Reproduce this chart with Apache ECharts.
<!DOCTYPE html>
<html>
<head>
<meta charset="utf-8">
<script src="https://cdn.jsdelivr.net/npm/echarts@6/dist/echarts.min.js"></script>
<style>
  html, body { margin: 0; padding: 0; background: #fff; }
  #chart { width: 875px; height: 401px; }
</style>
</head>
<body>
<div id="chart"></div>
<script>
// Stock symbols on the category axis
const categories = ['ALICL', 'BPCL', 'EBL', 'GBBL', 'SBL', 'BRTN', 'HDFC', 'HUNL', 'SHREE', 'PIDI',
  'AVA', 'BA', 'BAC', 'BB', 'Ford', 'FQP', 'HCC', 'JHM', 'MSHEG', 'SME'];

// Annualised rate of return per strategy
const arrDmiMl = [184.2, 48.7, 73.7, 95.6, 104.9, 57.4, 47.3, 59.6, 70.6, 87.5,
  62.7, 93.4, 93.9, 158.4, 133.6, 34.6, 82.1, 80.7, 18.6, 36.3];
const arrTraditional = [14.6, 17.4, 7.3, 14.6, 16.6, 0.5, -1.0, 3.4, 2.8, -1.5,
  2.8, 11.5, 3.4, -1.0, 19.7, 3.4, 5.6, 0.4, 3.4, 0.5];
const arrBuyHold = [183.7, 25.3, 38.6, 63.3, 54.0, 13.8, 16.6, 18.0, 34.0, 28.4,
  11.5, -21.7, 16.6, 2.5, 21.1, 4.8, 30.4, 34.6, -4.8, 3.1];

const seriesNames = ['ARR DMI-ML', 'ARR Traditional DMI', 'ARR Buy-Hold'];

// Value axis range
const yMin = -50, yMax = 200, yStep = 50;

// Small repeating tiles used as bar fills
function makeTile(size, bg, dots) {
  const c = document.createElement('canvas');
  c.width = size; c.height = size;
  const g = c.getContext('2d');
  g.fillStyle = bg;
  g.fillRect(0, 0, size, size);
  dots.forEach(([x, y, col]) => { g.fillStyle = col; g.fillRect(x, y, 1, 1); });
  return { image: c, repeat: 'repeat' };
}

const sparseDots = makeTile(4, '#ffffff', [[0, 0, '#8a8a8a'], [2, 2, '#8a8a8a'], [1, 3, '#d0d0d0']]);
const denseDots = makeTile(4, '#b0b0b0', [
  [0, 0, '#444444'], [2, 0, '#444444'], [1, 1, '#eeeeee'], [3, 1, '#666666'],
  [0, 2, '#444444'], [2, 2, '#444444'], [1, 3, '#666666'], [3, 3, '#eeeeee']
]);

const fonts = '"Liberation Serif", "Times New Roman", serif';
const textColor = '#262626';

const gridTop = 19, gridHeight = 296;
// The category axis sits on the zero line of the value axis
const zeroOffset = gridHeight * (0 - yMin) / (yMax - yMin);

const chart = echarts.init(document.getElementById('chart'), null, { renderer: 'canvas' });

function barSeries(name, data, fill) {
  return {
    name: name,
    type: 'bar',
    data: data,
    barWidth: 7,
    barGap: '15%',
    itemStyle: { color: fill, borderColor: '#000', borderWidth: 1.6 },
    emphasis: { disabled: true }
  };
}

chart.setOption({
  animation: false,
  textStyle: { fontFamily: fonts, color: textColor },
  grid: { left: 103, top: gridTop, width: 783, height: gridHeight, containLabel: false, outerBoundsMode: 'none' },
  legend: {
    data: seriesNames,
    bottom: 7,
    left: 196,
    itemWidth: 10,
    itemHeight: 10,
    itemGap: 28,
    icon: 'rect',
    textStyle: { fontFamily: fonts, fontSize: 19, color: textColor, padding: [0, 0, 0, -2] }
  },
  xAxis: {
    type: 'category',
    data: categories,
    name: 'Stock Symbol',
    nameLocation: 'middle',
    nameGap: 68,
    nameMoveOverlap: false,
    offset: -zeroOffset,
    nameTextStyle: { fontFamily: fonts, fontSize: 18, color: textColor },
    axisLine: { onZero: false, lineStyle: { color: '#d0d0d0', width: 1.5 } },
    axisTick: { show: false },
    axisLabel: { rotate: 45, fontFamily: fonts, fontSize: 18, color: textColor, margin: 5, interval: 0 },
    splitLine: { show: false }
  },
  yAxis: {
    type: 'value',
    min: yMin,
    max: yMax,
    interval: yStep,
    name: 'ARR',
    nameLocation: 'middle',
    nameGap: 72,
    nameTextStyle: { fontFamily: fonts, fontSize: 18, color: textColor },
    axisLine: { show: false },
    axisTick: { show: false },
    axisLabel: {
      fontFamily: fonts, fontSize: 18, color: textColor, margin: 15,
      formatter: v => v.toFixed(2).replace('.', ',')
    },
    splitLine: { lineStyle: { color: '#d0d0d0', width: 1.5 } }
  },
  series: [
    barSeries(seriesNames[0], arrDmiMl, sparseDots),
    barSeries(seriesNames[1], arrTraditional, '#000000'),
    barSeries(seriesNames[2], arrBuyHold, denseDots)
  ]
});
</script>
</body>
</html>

- **Written exercise**
Every line above should be written out again exactly as it stands.

- **Solution for this problem**
Reproduce this chart with Apache ECharts.
<!DOCTYPE html>
<html>
<head>
<meta charset="utf-8">
<script src="https://cdn.jsdelivr.net/npm/echarts@6/dist/echarts.min.js"></script>
<style>
  html, body { margin: 0; padding: 0; background: #fff; }
  #chart { width: 875px; height: 401px; }
</style>
</head>
<body>
<div id="chart"></div>
<script>
// Stock symbols on the category axis
const categories = ['ALICL', 'BPCL', 'EBL', 'GBBL', 'SBL', 'BRTN', 'HDFC', 'HUNL', 'SHREE', 'PIDI',
  'AVA', 'BA', 'BAC', 'BB', 'Ford', 'FQP', 'HCC', 'JHM', 'MSHEG', 'SME'];

// Annualised rate of return per strategy
const arrDmiMl = [184.2, 48.7, 73.7, 95.6, 104.9, 57.4, 47.3, 59.6, 70.6, 87.5,
  62.7, 93.4, 93.9, 158.4, 133.6, 34.6, 82.1, 80.7, 18.6, 36.3];
const arrTraditional = [14.6, 17.4, 7.3, 14.6, 16.6, 0.5, -1.0, 3.4, 2.8, -1.5,
  2.8, 11.5, 3.4, -1.0, 19.7, 3.4, 5.6, 0.4, 3.4, 0.5];
const arrBuyHold = [183.7, 25.3, 38.6, 63.3, 54.0, 13.8, 16.6, 18.0, 34.0, 28.4,
  11.5, -21.7, 16.6, 2.5, 21.1, 4.8, 30.4, 34.6, -4.8, 3.1];

const seriesNames = ['ARR DMI-ML', 'ARR Traditional DMI', 'ARR Buy-Hold'];

// Value axis range
const yMin = -50, yMax = 200, yStep = 50;

// Small repeating tiles used as bar fills
function makeTile(size, bg, dots) {
  const c = document.createElement('canvas');
  c.width = size; c.height = size;
  const g = c.getContext('2d');
  g.fillStyle = bg;
  g.fillRect(0, 0, size, size);
  dots.forEach(([x, y, col]) => { g.fillStyle = col; g.fillRect(x, y, 1, 1); });
  return { image: c, repeat: 'repeat' };
}

const sparseDots = makeTile(4, '#ffffff', [[0, 0, '#8a8a8a'], [2, 2, '#8a8a8a'], [1, 3, '#d0d0d0']]);
const denseDots = makeTile(4, '#b0b0b0', [
  [0, 0, '#444444'], [2, 0, '#444444'], [1, 1, '#eeeeee'], [3, 1, '#666666'],
  [0, 2, '#444444'], [2, 2, '#444444'], [1, 3, '#666666'], [3, 3, '#eeeeee']
]);

const fonts = '"Liberation Serif", "Times New Roman", serif';
const textColor = '#262626';

const gridTop = 19, gridHeight = 296;
// The category axis sits on the zero line of the value axis
const zeroOffset = gridHeight * (0 - yMin) / (yMax - yMin);

const chart = echarts.init(document.getElementById('chart'), null, { renderer: 'canvas' });

function barSeries(name, data, fill) {
  return {
    name: name,
    type: 'bar',
    data: data,
    barWidth: 7,
    barGap: '15%',
    itemStyle: { color: fill, borderColor: '#000', borderWidth: 1.6 },
    emphasis: { disabled: true }
  };
}

chart.setOption({
  animation: false,
  textStyle: { fontFamily: fonts, color: textColor },
  grid: { left: 103, top: gridTop, width: 783, height: gridHeight, containLabel: false, outerBoundsMode: 'none' },
  legend: {
    data: seriesNames,
    bottom: 7,
    left: 196,
    itemWidth: 10,
    itemHeight: 10,
    itemGap: 28,
    icon: 'rect',
    textStyle: { fontFamily: fonts, fontSize: 19, color: textColor, padding: [0, 0, 0, -2] }
  },
  xAxis: {
    type: 'category',
    data: categories,
    name: 'Stock Symbol',
    nameLocation: 'middle',
    nameGap: 68,
    nameMoveOverlap: false,
    offset: -zeroOffset,
    nameTextStyle: { fontFamily: fonts, fontSize: 18, color: textColor },
    axisLine: { onZero: false, lineStyle: { color: '#d0d0d0', width: 1.5 } },
    axisTick: { show: false },
    axisLabel: { rotate: 45, fontFamily: fonts, fontSize: 18, color: textColor, margin: 5, interval: 0 },
    splitLine: { show: false }
  },
  yAxis: {
    type: 'value',
    min: yMin,
    max: yMax,
    interval: yStep,
    name: 'ARR',
    nameLocation: 'middle',
    nameGap: 72,
    nameTextStyle: { fontFamily: fonts, fontSize: 18, color: textColor },
    axisLine: { show: false },
    axisTick: { show: false },
    axisLabel: {
      fontFamily: fonts, fontSize: 18, color: textColor, margin: 15,
      formatter: v => v.toFixed(2).replace('.', ',')
    },
    splitLine: { lineStyle: { color: '#d0d0d0', width: 1.5 } }
  },
  series: [
    barSeries(seriesNames[0], arrDmiMl, sparseDots),
    barSeries(seriesNames[1], arrTraditional, '#000000'),
    barSeries(seriesNames[2], arrBuyHold, denseDots)
  ]
});
</script>
</body>
</html>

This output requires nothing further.